Parlant de parure, vous soulevez la question de l'art et des capacités cognitives, là encore somme-nous égaux ?
Soyons clairs, à l'heure actuelle nous n'avons retrouvé aucune forme d'art attribuable aux Néandertaliens. Mais une fois de plus, l'absence n'est pas une preuve réelle. Actuellement, certains aborigènes réalisent des peintures sur l'écorce des arbres et certains amérindiens sur des peaux de bisons.

Il est tout à fait plausible que les Néandertaliens aient fait de même, mais malheureusement ces supports, avec le temps, ne se conservent pas. En revanche, le fait qu'ils n'aient pas choisi de décorer des grottes nous informe sur leur très forte mobilité, on ne va pas peindre les parois d'un lieu où l'on ne revient pas ou peu souvent.

L'Homme de Néandertal a été le contemporain d'Homo sapiens, quel a été l'impact de cette rencontre ?
Effectivement, entre l'arrivée des premiers Hommes modernes et la disparition des derniers Néandertaliens se sont écoulées quelque 10 000 années. Mais il faut néanmoins rappeler qu'ils n'ont pas "cohabité" réllement tout ce temps. L'Homme moderne a colonisé lentement l'Europe, par petits groupes, il n'a donc pas exercé une pression forte sur les groupes néandertaliens pré-établis.

Il est courant d'entendre parler de l'acculturation des Néandertaliens par l'Homme moderne, mais il est arrivé avec des savoir-faire moins élaborés et on ne parle jamais d'une acculturation des sapiens par les Néandertaliens ! On remarque de nombreuses innovations chez les néandertaliens pendant cette période mais elles répondent sans doute davantage à de nouvelles contraintes. Il est pénible de généraliser le phénomène systématiquement. La cohabitation et les échanges sont envisageables mais il faut absolument les considérer à l'échelle de quelques groupes, non à l'espèce entière.

Cette cohabitation a-t-elle joué un rôle dans la disparition des Néandertaliens ?
Il existe des dizaines de théories relatives à cette disparition, certaines comme celle du métissage, qui au vu des analyses ADN, devient de moins en moins probable, sont plus sérieuses que d'autres. Il est possible d'imaginer des scénarios très différents.

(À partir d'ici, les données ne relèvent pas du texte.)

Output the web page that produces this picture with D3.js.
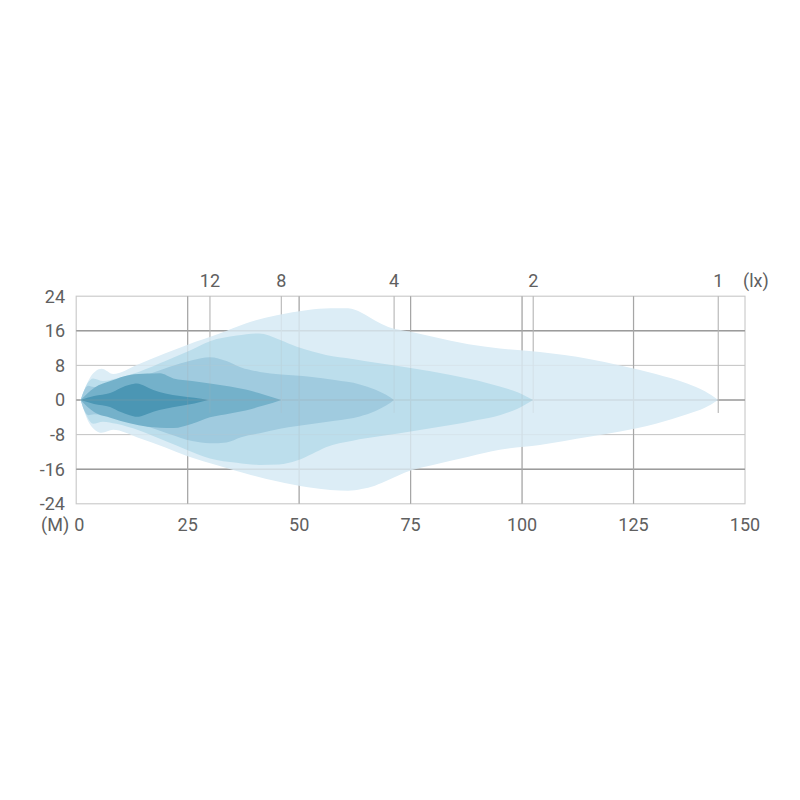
<!DOCTYPE html>
<html>
<head>
<meta charset="utf-8">
<script src="https://cdn.jsdelivr.net/npm/d3@7"></script>
<style>
  html, body { margin: 0; padding: 0; background: #ffffff; }
  svg { display: block; }
  text { font-family: Roboto, "Open Sans", sans-serif; font-weight: 400; fill: #606060; }
</style>
</head>
<body>
<svg id="chart" width="800" height="800"></svg>
<script>
// ---------- data ----------
const xTicks = [0, 25, 50, 75, 100, 125, 150];
const yTicks = [24, 16, 8, 0, -8, -16, -24];
const luxLabels = ["12", "8", "4", "2", "1"];
const luxDistances = [30, 46, 71.3, 102.5, 144];

// isolux contours: distance (m), upper edge (m), lower edge (m)
const lux1X      = [1, 3, 5.7, 8.3, 13.6, 20, 25, 32, 38, 45, 52, 57, 61, 64, 67, 70, 75, 80, 88, 95, 104, 115, 122, 130, 137, 141, 144];
const lux1Top    = [0, 5, 7.2, 6, 8.1, 10.8, 12.8, 15.3, 17.7, 19.6, 20.8, 21.2, 21.2, 20.2, 18.4, 16.9, 15.8, 14.6, 12.9, 11.9, 11.1, 9.5, 8, 6, 3.8, 2, 0];
const lux1Bottom = [0, -5.5, -7.6, -6.9, -8.6, -11, -13, -15.2, -17, -18.8, -20.2, -20.8, -21, -20.6, -19.8, -18.5, -16.3, -15, -13.1, -11.5, -10.4, -8.5, -7.3, -5.5, -3.3, -1.8, 0];

const lux2X      = [1, 2.5, 3.8, 6, 9, 14, 20, 25, 30, 36, 41, 45.5, 49.5, 53, 56, 62, 68, 75, 84, 90, 95, 99, 102.5];
const lux2Top    = [0, 3.8, 5, 4.4, 5, 6.5, 9, 11.2, 13.6, 14.9, 15.4, 14, 12.3, 11.2, 10.4, 9.5, 8.5, 7.4, 5.8, 4.5, 3.1, 1.8, 0];
const lux2Bottom = [0, -4, -5.5, -5, -5.5, -7, -9.5, -11.6, -13.5, -14.5, -15, -14.9, -14.0, -12.4, -10.9, -9.4, -8.4, -7.3, -5.8, -4.6, -3.5, -2, 0];

const lux4X      = [1, 2, 2.7, 4, 8, 14, 21, 26, 30, 33.7, 37, 41.2, 46, 52.4, 58, 63.6, 67, 69.5, 71.3];
const lux4Top    = [0, 2.6, 3.3, 3, 3.6, 5.2, 7.7, 9.2, 9.9, 9, 7.5, 6.5, 5.9, 5.4, 4.6, 3.6, 2.4, 1.2, 0];
const lux4Bottom = [0, -2.8, -3.5, -3.3, -4, -5.5, -7.9, -9.5, -10, -9.8, -8.6, -7.7, -6.6, -5.6, -4.8, -3.8, -2.6, -1.3, 0];

const lux8X      = [1, 4, 8, 12, 16, 18.8, 21.8, 26, 30, 34.5, 38, 42, 46];
const lux8Top    = [0, 2.8, 4.5, 5.8, 6.1, 6.2, 5.0, 4.4, 3.8, 3.1, 2.4, 1.3, 0];
const lux8Bottom = [0, -2.8, -4.2, -5.4, -6.2, -6.4, -6.5, -5.5, -4, -3.1, -2.4, -1.3, 0];

const lux12X      = [1, 4, 7.6, 10, 12, 13.6, 15.5, 17.3, 20, 23.3, 26.5, 29.6];
const lux12Top    = [0, 0.9, 1.6, 2.8, 3.5, 3.8, 3.2, 2.3, 1.5, 0.9, 0.5, 0];
const lux12Bottom = [0, -0.9, -1.6, -2.8, -3.5, -3.9, -3.4, -2.7, -2, -1.4, -0.8, 0];

const contourColors = ["#dcedf6", "#bcdeec", "#a0cbdf", "#74b1ca", "#4b96b4"];

// ---------- drawing ----------
const svg = d3.select("#chart");
const x = d3.scaleLinear().domain([0, 150]).range([76.2, 745]);
const y = d3.scaleLinear().domain([-24, 24]).range([503.8, 296.2]);

const layers = [
  [lux1X, lux1Top, lux1Bottom],
  [lux2X, lux2Top, lux2Bottom],
  [lux4X, lux4Top, lux4Bottom],
  [lux8X, lux8Top, lux8Bottom],
  [lux12X, lux12Top, lux12Bottom]
].map(([xs, tops, bots]) => xs.map((d, i) => ({ d, t: tops[i], b: bots[i] })));

function drawGrid(g) {
  g.append("rect")
    .attr("x", x(0)).attr("y", y(24))
    .attr("width", x(150) - x(0)).attr("height", y(-24) - y(24))
    .attr("fill", "none").attr("stroke", "#c8c8c8").attr("stroke-width", 1);
  yTicks.filter(v => Math.abs(v) < 24).forEach(v => {
    const major = v % 16 === 0;
    g.append("line")
      .attr("x1", x(0)).attr("x2", x(150))
      .attr("y1", y(v)).attr("y2", y(v))
      .attr("stroke", major ? "#9c9c9c" : "#c6c6c6")
      .attr("stroke-width", major ? 1.6 : 1);
  });
  xTicks.filter(v => v > 0 && v < 150).forEach(v => {
    g.append("line")
      .attr("x1", x(v)).attr("x2", x(v))
      .attr("y1", y(24)).attr("y2", y(-24))
      .attr("stroke", "#a6a6a6").attr("stroke-width", 1.2);
  });
  luxDistances.forEach(v => {
    g.append("line")
      .attr("x1", x(v)).attr("x2", x(v))
      .attr("y1", y(24)).attr("y2", y(-3))
      .attr("stroke", "#b4b4b4").attr("stroke-width", 1);
  });
}

drawGrid(svg.append("g"));

const area = d3.area()
  .x(p => x(p.d))
  .y0(p => y(p.b))
  .y1(p => y(p.t))
  .curve(d3.curveMonotoneX);

svg.append("g").selectAll("path")
  .data(layers)
  .join("path")
  .attr("d", area)
  .attr("fill", (d, i) => contourColors[i]);

drawGrid(svg.append("g").attr("opacity", 0.2));

// y labels
svg.append("g").selectAll("text")
  .data(yTicks)
  .join("text")
  .attr("x", 65)
  .attr("y", v => y(v))
  .attr("dy", "0.36em")
  .attr("text-anchor", "end")
  .attr("font-size", 18)
  .text(v => v);

// x labels
svg.append("g").selectAll("text")
  .data(xTicks)
  .join("text")
  .attr("x", v => x(v) + (v === 0 ? 3 : 0))
  .attr("y", 531)
  .attr("text-anchor", "middle")
  .attr("font-size", 18)
  .text(v => v);

svg.append("text")
  .attr("x", 41).attr("y", 531)
  .attr("font-size", 18)
  .text("(M)");

// lux labels
svg.append("g").selectAll("text")
  .data(luxDistances)
  .join("text")
  .attr("x", v => x(v))
  .attr("y", 287)
  .attr("text-anchor", "middle")
  .attr("font-size", 18)
  .text((v, i) => luxLabels[i]);

svg.append("text")
  .attr("x", 743).attr("y", 287)
  .attr("font-size", 18)
  .text("(lx)");
</script>
</body>
</html>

Pourtant parlant de population on penserait entendre davantage parler de démographie, mais cette dernière semble être la grande oubliée dans le débat. Cette disparition a été un phénomène lent et non brutal. Constitués en petits groupes très mobiles, dispersés sur un territoire vaste, il est possible que cette situation ait engendré un stress qui a freiné leur reproduction.

Possible également de penser que cette espèce était arrivée à la fin de son évolution, elle ne serait pas la première branche morte de l'Humanité. Quelle que soit l'hypothèse, cette disparition semble être la conséquence de plusieurs phénomènes et non d'un seul.